On appeal, Bland’s attorneys argued that 1) slaves were not competent to make contracts, and especially not with their owners; 2) the court should not allow the oral agreement to be proof of the owner’s consent for Dowling to leave the state. Several reasons were summarized in the record for this second argument, namely that the presumption of law should be against consent when the act resulted in a forfeiture of property and that the law did not presume that slaves who went about the state at their liberty had authority from their masters. In short, Bland’s attorneys said that the court erred in leaving the matter to the jury at all.
Justice Stephenson Archer of the Maryland Court of Appeals delivered the opinion of the court upholding the Baltimore City Court’s instructions. He agreed with Bland’s attorneys on their first point, holding that slaves could not make contracts (he also spent a good deal of time knocking down Dowling’s attorneys arguments to the contrary). But he disagreed as to the second point, holding that it was proper for the judges to leave the jury to discover whether the agreement was ample evidence of the transfer of discretion from the owner to the slave, which therefore meant Bland’s consent could be implied.
This second holding could have gone either way. In fact, Bland’s arguments appear to be more in line with Maryland law than not. It was well established that manumissions must be in a formal legal document (deed or will) and strictly meeting all the forms of law (two witnesses, properly recorded, etc.). Slaves also needed written authorization to carry out certain acts on their own, including travel within the state and to sell certain items. Would it not have made more sense for court to have held that permission to leave the state must be written?
Perhaps more to the point, what juridical justification could there be for the very idea of a general transfer of discretion? Since there was no real analogue in slave law for such a principle (at least, not one in which I am aware), it had to be borrowed from elsewhere—most likely from the law governing principal and agent. As the principal, Bland was bound by what her agent did, and her agent (Dowling) was empowered to act as he saw best fit in order to carry out her wishes (that is, to raise the money). But to make this argument is to treat the slave as analogous to a person and governed by the laws governing persons.
Historians are somewhat divided on the subject of whether slaves actually had rights at law. Andrew Fede has been a leading voice denying that the American law of slavery extended any rights, formal or informal, in theory or practice, to slaves. Martha Jones, Anne Twitty, and others have argued that slaves did have rights that the white man was bound to respect, and that courts had to take these rights seriously. Bland v. Dowling might speak to this disagreement. On the one hand, the court had made an unenforceable contract enforceable. That was certainly the result of the case, as Dowling went free and disappeared from Baltimore and the grasp of Sophia Bland. But on the other, the Maryland Court of Appeals had made the entire case hinge on the mistress’s agency and the accident of having taken a steamboat to New York City.

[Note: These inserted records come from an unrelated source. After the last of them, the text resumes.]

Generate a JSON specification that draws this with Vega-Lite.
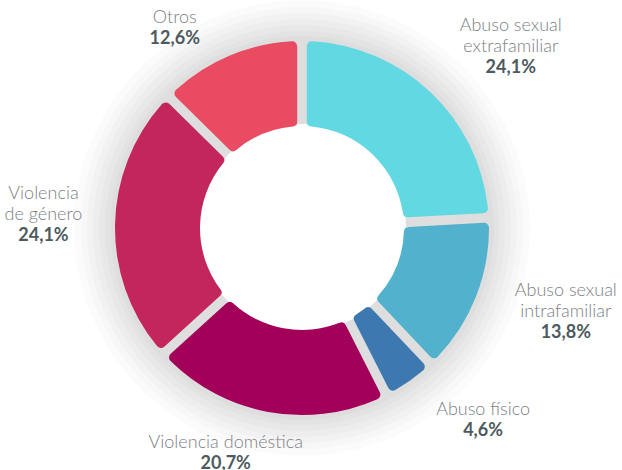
{
  "$schema": "https://vega.github.io/schema/vega-lite/v6.json",
  "width": 604,
  "height": 456,
  "autosize": {"type": "none"},
  "padding": {"left": 0, "top": 0, "right": 18, "bottom": 14},
  "background": "white",
  "config": {"view": {"stroke": null}},
  "datasets": {
    "d": [
      {"cat": "Abuso sexual extrafamiliar", "l1": "Abuso sexual", "l2": "extrafamiliar", "pct": 24.1, "pctText": "24,1%", "orden": 1},
      {"cat": "Abuso sexual intrafamiliar", "l1": "Abuso sexual", "l2": "intrafamiliar", "pct": 13.8, "pctText": "13,8%", "orden": 2},
      {"cat": "Abuso físico", "l1": "", "l2": "Abuso físico", "pct": 4.6, "pctText": "4,6%", "orden": 3},
      {"cat": "Violencia doméstica", "l1": "", "l2": "Violencia doméstica", "pct": 20.7, "pctText": "20,7%", "orden": 4},
      {"cat": "Violencia de género", "l1": "Violencia", "l2": "de género", "pct": 24.1, "pctText": "24,1%", "orden": 5},
      {"cat": "Otros", "l1": "", "l2": "Otros", "pct": 12.6, "pctText": "12,6%", "orden": 6}
    ],
    "one": [{}]
  },
  "data": {"name": "d"},
  "layer": [
    {"data": {"name": "one"}, "mark": {"type": "arc", "theta": 0, "theta2": 6.2832, "innerRadius": 104, "outerRadius": 228, "fill": "#000", "opacity": 0.014}, "encoding": {}},
    {"data": {"name": "one"}, "mark": {"type": "arc", "theta": 0, "theta2": 6.2832, "innerRadius": 104, "outerRadius": 221, "fill": "#000", "opacity": 0.016}, "encoding": {}},
    {"data": {"name": "one"}, "mark": {"type": "arc", "theta": 0, "theta2": 6.2832, "innerRadius": 104, "outerRadius": 215, "fill": "#000", "opacity": 0.018}, "encoding": {}},
    {"data": {"name": "one"}, "mark": {"type": "arc", "theta": 0, "theta2": 6.2832, "innerRadius": 104, "outerRadius": 209, "fill": "#000", "opacity": 0.02}, "encoding": {}},
    {"data": {"name": "one"}, "mark": {"type": "arc", "theta": 0, "theta2": 6.2832, "innerRadius": 104, "outerRadius": 203, "fill": "#000", "opacity": 0.02}, "encoding": {}},
    {"data": {"name": "one"}, "mark": {"type": "arc", "theta": 0, "theta2": 6.2832, "innerRadius": 104, "outerRadius": 197, "fill": "#000", "opacity": 0.02}, "encoding": {}},
    {"data": {"name": "one"}, "mark": {"type": "arc", "theta": 0, "theta2": 6.2832, "innerRadius": 104, "outerRadius": 192, "fill": "#000", "opacity": 0.02}, "encoding": {}},
    {
      "mark": {"type": "arc", "innerRadius": 102, "outerRadius": 187, "padAngle": 0.045, "cornerRadius": 5},
      "encoding": {
        "theta": {"field": "pct", "type": "quantitative", "stack": true},
        "order": {"field": "orden", "type": "quantitative"},
        "color": {
          "field": "cat", "type": "nominal", "legend": null,
          "scale": {
            "domain": ["Abuso sexual extrafamiliar", "Abuso sexual intrafamiliar", "Abuso físico", "Violencia doméstica", "Violencia de género", "Otros"],
            "range": ["#62D8E3", "#52B1CC", "#3D79B0", "#A3005A", "#C3265C", "#E84B62"]
          }
        }
      }
    },
    {
      "mark": {
        "type": "text", "radius": 228, "font": "Lato", "fontSize": 18, "fontWeight": 300,
        "color": "#7b8085", "align": "center", "baseline": "bottom",
        "dx": {"expr": "sin((datum.pct_start + datum.pct_end) / 199.8 * 2 * PI) * (sin((datum.pct_start + datum.pct_end) / 199.8 * 2 * PI) > 0 ? 44 : 30) + (sin((datum.pct_start + datum.pct_end) / 199.8 * 2 * PI) > 0 ? 30 : -30) * abs(cos((datum.pct_start + datum.pct_end) / 199.8 * 2 * PI))"},
        "dy": {"expr": "(cos((datum.pct_start + datum.pct_end) / 199.8 * 2 * PI) < 0 ? 13 * abs(sin((datum.pct_start + datum.pct_end) / 199.8 * 2 * PI)) - 3 : (sin((datum.pct_start + datum.pct_end) / 199.8 * 2 * PI) > 0 ? -12 * sin((datum.pct_start + datum.pct_end) / 199.8 * 2 * PI) * cos((datum.pct_start + datum.pct_end) / 199.8 * 2 * PI) : 25 * abs(sin((datum.pct_start + datum.pct_end) / 199.8 * 2 * PI)) * cos((datum.pct_start + datum.pct_end) / 199.8 * 2 * PI))) - 21"}
      },
      "encoding": {
        "theta": {"field": "pct", "type": "quantitative", "stack": true},
        "order": {"field": "orden", "type": "quantitative"},
        "text": {"field": "l1", "type": "nominal"}
      }
    },
    {
      "mark": {
        "type": "text", "radius": 228, "font": "Lato", "fontSize": 18, "fontWeight": 300,
        "color": "#7b8085", "align": "center", "baseline": "bottom",
        "dx": {"expr": "sin((datum.pct_start + datum.pct_end) / 199.8 * 2 * PI) * (sin((datum.pct_start + datum.pct_end) / 199.8 * 2 * PI) > 0 ? 44 : 30) + (sin((datum.pct_start + datum.pct_end) / 199.8 * 2 * PI) > 0 ? 30 : -30) * abs(cos((datum.pct_start + datum.pct_end) / 199.8 * 2 * PI))"},
        "dy": {"expr": "(cos((datum.pct_start + datum.pct_end) / 199.8 * 2 * PI) < 0 ? 13 * abs(sin((datum.pct_start + datum.pct_end) / 199.8 * 2 * PI)) - 3 : (sin((datum.pct_start + datum.pct_end) / 199.8 * 2 * PI) > 0 ? -12 * sin((datum.pct_start + datum.pct_end) / 199.8 * 2 * PI) * cos((datum.pct_start + datum.pct_end) / 199.8 * 2 * PI) : 25 * abs(sin((datum.pct_start + datum.pct_end) / 199.8 * 2 * PI)) * cos((datum.pct_start + datum.pct_end) / 199.8 * 2 * PI)))"}
      },
      "encoding": {
        "theta": {"field": "pct", "type": "quantitative", "stack": true},
        "order": {"field": "orden", "type": "quantitative"},
        "text": {"field": "l2", "type": "nominal"}
      }
    },
    {
      "mark": {
        "type": "text", "radius": 228, "font": "Lato", "fontSize": 18, "fontWeight": "bold",
        "color": "#4d5a5e", "align": "center", "baseline": "top",
        "dx": {"expr": "sin((datum.pct_start + datum.pct_end) / 199.8 * 2 * PI) * (sin((datum.pct_start + datum.pct_end) / 199.8 * 2 * PI) > 0 ? 44 : 30) + (sin((datum.pct_start + datum.pct_end) / 199.8 * 2 * PI) > 0 ? 30 : -30) * abs(cos((datum.pct_start + datum.pct_end) / 199.8 * 2 * PI))"},
        "dy": {"expr": "(cos((datum.pct_start + datum.pct_end) / 199.8 * 2 * PI) < 0 ? 13 * abs(sin((datum.pct_start + datum.pct_end) / 199.8 * 2 * PI)) - 3 : (sin((datum.pct_start + datum.pct_end) / 199.8 * 2 * PI) > 0 ? -12 * sin((datum.pct_start + datum.pct_end) / 199.8 * 2 * PI) * cos((datum.pct_start + datum.pct_end) / 199.8 * 2 * PI) : 25 * abs(sin((datum.pct_start + datum.pct_end) / 199.8 * 2 * PI)) * cos((datum.pct_start + datum.pct_end) / 199.8 * 2 * PI))) + 3"}
      },
      "encoding": {
        "theta": {"field": "pct", "type": "quantitative", "stack": true},
        "order": {"field": "orden", "type": "quantitative"},
        "text": {"field": "pctText", "type": "nominal"}
      }
    }
  ]
}
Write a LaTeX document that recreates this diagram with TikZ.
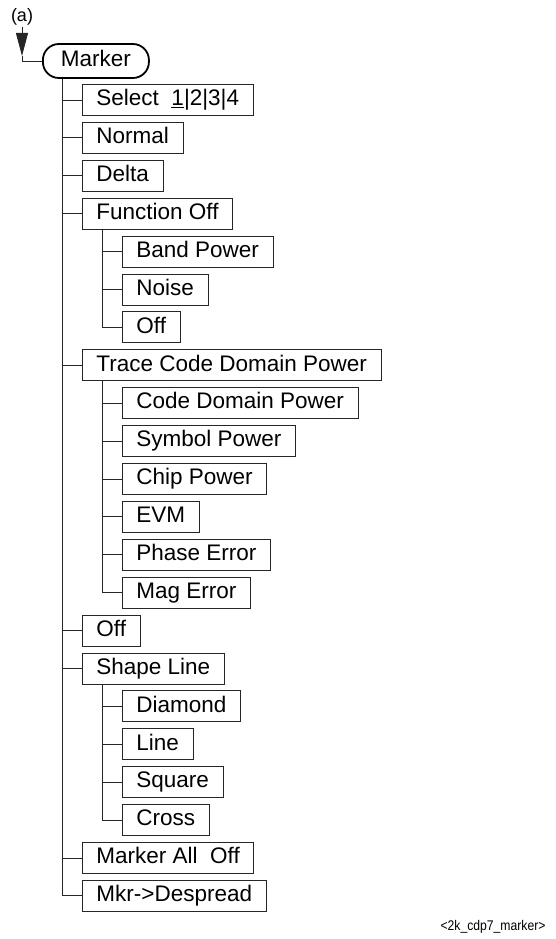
\documentclass[tikz,border=0pt]{standalone}
\usepackage{fontspec}
\setmainfont{Liberation Sans}
\newfontfamily\tagfont[FakeStretch=0.87]{Liberation Sans}
\usetikzlibrary{arrows.meta,positioning}

\begin{document}
\begin{tikzpicture}[x=1pt,y=1pt,>={Triangle[length=23pt,width=12pt]},node distance=6pt,
 ln/.style={draw=black!85,line width=0.9pt},
 b/.style={ln,anchor=west,minimum height=31pt,inner xsep=14pt,text height=16pt,text depth=4.5pt,font=\fontsize{22.5}{26}\selectfont},
 nx/.style={below=of #1.south west,anchor=north west},
 mk/.style={draw,line width=1.8pt,rounded corners=16pt,minimum height=34pt,inner xsep=18pt,text height=16pt,text depth=4.5pt,font=\fontsize{22.5}{26}\selectfont}]
\useasboundingbox (0,0) rectangle (556,-939);
\node[font=\fontsize{18}{20}\selectfont,inner sep=1pt] (lbl) at (22,-17) {(a)};
\coordinate (tip) at (22,-56);
\node[mk,anchor=west] (marker) at (42,-61) {Marker};
\draw[ln,->] (lbl) -- (tip);
\draw[ln] (tip) |- (marker.west);
% first level
\node[b] (sel) at (82,-100) {Select\ \ \underline{1}|2|3|4};
\node[b,nx=sel] (normal) {Normal};
\node[b,nx=normal] (delta) {Delta};
\node[b,nx=delta] (fnoff) {Function Off};
\node[b,nx=fnoff,xshift=40pt] (band) {Band Power};
\node[b,nx=band] (noise) {Noise};
\node[b,nx=noise] (fnoffoff) {Off};
\node[b,nx=fnoffoff,xshift=-40pt] (trace) {Trace Code Domain Power};
\node[b,nx=trace,xshift=40pt] (cdp) {Code Domain Power};
\node[b,nx=cdp] (sym) {Symbol Power};
\node[b,nx=sym] (chip) {Chip Power};
\node[b,nx=chip] (evm) {EVM};
\node[b,nx=evm] (phase) {Phase Error};
\node[b,nx=phase] (mag) {Mag Error};
\node[b,nx=mag,xshift=-40pt] (off) {Off};
\node[b,nx=off] (shape) {Shape Line};
\node[b,nx=shape,xshift=40pt] (diamond) {Diamond};
\node[b,nx=diamond] (line) {Line};
\node[b,nx=line] (square) {Square};
\node[b,nx=square] (cross) {Cross};
\node[b,nx=cross,xshift=-40pt] (mkoff) {Marker All\ \ Off};
\node[b,nx=mkoff] (desp) {Mkr->Despread};
% tree lines
\coordinate (trunk) at (62,0);
\draw[ln] (trunk |- marker.south) |- (desp.west);
\foreach \n in {sel,normal,delta,fnoff,trace,off,shape,mkoff}
 \draw[ln] (trunk |- \n.west) -- (\n.west);
\draw[ln] ([xshift=20pt]fnoff.south west) |- (fnoffoff.west);
\foreach \n in {band,noise} \draw[ln] ([xshift=-20pt]\n.west) -- (\n.west);
\draw[ln] ([xshift=20pt]trace.south west) |- (mag.west);
\foreach \n in {cdp,sym,chip,evm,phase} \draw[ln] ([xshift=-20pt]\n.west) -- (\n.west);
\draw[ln] ([xshift=20pt]shape.south west) |- (cross.west);
\foreach \n in {diamond,line,square} \draw[ln] ([xshift=-20pt]\n.west) -- (\n.west);
\node[anchor=east,font=\tagfont\fontsize{14}{16}\selectfont] (tag) at (549,-927) {<2k\_cdp7\_marker>};
\end{tikzpicture}
\end{document}
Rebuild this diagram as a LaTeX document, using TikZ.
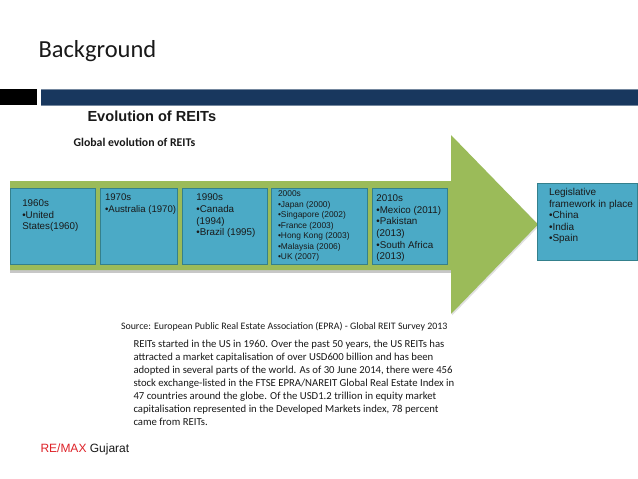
\documentclass[tikz,border=0pt]{standalone}
\usepackage{fontspec}
\setmainfont{Carlito}
\newfontfamily\arialf{Liberation Sans}
\definecolor{barblue}{RGB}{24,55,94}
\definecolor{arrowgreen}{RGB}{155,187,89}
\definecolor{boxfill}{RGB}{75,170,198}
\definecolor{boxline}{RGB}{52,128,140}
\definecolor{remaxred}{RGB}{222,34,40}
\definecolor{txt}{RGB}{25,25,25}
\begin{document}
\begin{tikzpicture}[x=1pt,y=-1pt,
  lbl/.style={inner sep=0pt,outer sep=0pt,anchor=base west,text=txt},
  blk/.style={inner sep=0pt,outer sep=0pt,anchor=north west,align=left,text=txt},
  era/.style={fill=boxfill,draw=boxline,line width=0.9pt}]
\useasboundingbox[fill=white] (0,0) rectangle (638,479);
% title
\node[lbl,font={\fontsize{24.5}{28}\selectfont}] (title) at (38.5,57.7) {Background};
% bars
\fill[black] (0,89.3) rectangle (36.7,105);
\fill[barblue] (41,89.3) rectangle (638,105);
\draw[barblue!60!white,line width=0.5pt] (41,89.5) -- (638,89.5) (41,104.8) -- (638,104.8);
\node[lbl,font={\arialf\bfseries\fontsize{14.6}{18}\selectfont}] (evo) at (87.5,121.7) {Evolution of REITs};
\node[lbl,font={\bfseries\fontsize{11.8}{14}\selectfont}] (glob) at (73.6,146) {Global evolution of REITs};
% arrow shadow and arrow
\fill[black!22] (10,182) -- (452,182) -- (452,272.5) -- (10,272.5) -- cycle;
\fill[black!12] (452,137) -- (539.5,225.5) -- (452,315.5) -- cycle;
\fill[arrowgreen] (10,181) -- (451,181) -- (451,135) -- (538,224.5) -- (451,314) -- (451,270) -- (10,270) -- cycle;
% boxes
\draw[era] (10.5,188.5) rectangle (95.5,264.5);
\draw[era] (100,188.5) rectangle (177.5,264.5);
\draw[era] (182.5,188.5) rectangle (267.5,264.5);
\draw[era] (271.5,188.5) rectangle (367.5,264.5);
\draw[era] (372,188.5) rectangle (447.5,264.5);
\draw[era] (537,183.5) rectangle (637,260);
% box texts
\node[blk,font={\arialf\fontsize{9.8}{11.7}\selectfont}] (t1) at (22.3,199.7) {1960s\\•United\\States(1960)};
\node[blk,font={\arialf\fontsize{9.6}{11.6}\selectfont}] (t2) at (105,193.7) {1970s\\•Australia (1970)};
\node[blk,font={\arialf\fontsize{9.8}{11.7}\selectfont}] (t3) at (196.4,194) {1990s\\•Canada\\(1994)\\•Brazil (1995)};
\node[blk,font={\arialf\fontsize{8.4}{10.55}\selectfont}] (t4) at (278,190.7) {2000s\\•Japan (2000)\\•Singapore (2002)\\•France (2003)\\•Hong Kong (2003)\\•Malaysia (2006)\\•UK (2007)};
\node[blk,font={\arialf\fontsize{9.8}{11.66}\selectfont}] (t5) at (376.4,194.7) {2010s\\•Mexico (2011)\\•Pakistan\\(2013)\\•South Africa\\(2013)};
\node[blk,font={\arialf\fontsize{10}{11.4}\selectfont}] (t6) at (549,188.7) {Legislative\\framework in place\\•China\\•India\\•Spain};
% source and paragraph
\node[lbl,font={\fontsize{9.9}{11}\selectfont}] (src) at (121,329.5) {Source: European Public Real Estate Association (EPRA) - Global REIT Survey 2013};
\node[blk,font={\fontsize{10.7}{13}\selectfont}] (para) at (133.5,339.6) {REITs started in the US in 1960. Over the past 50 years, the US REITs has\\attracted a market capitalisation of over USD600 billion and has been\\adopted in several parts of the world. As of 30 June 2014, there were 456\\stock exchange-listed in the FTSE EPRA/NAREIT Global Real Estate Index in\\47 countries around the globe. Of the USD1.2 trillion in equity market\\capitalisation represented in the Developed Markets index, 78 percent\\came from REITs.};
% footer
\node[lbl,font={\arialf\fontsize{12}{14}\selectfont}] (foot) at (40.5,452) {\textcolor{remaxred}{RE/MAX} Gujarat};
\end{tikzpicture}
\end{document}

It is tempting to conclude, as several famous historians have, that American slave law was by nature unstable. That it could not handle the contradictions of treating people simultaneously as people and property. For these historians, Bland v. Dowling might be just more grist for the mill. I’m not so sure. I think it more likely that the judges of the Maryland Court of Appeals just wanted to hold Sophia Bland to her word. And through the law, they found a way.
(I would like to thank Andrew Fede for some critical comments he gave me after my initial post, including some very helpful factual information that my research had not yet turned up.)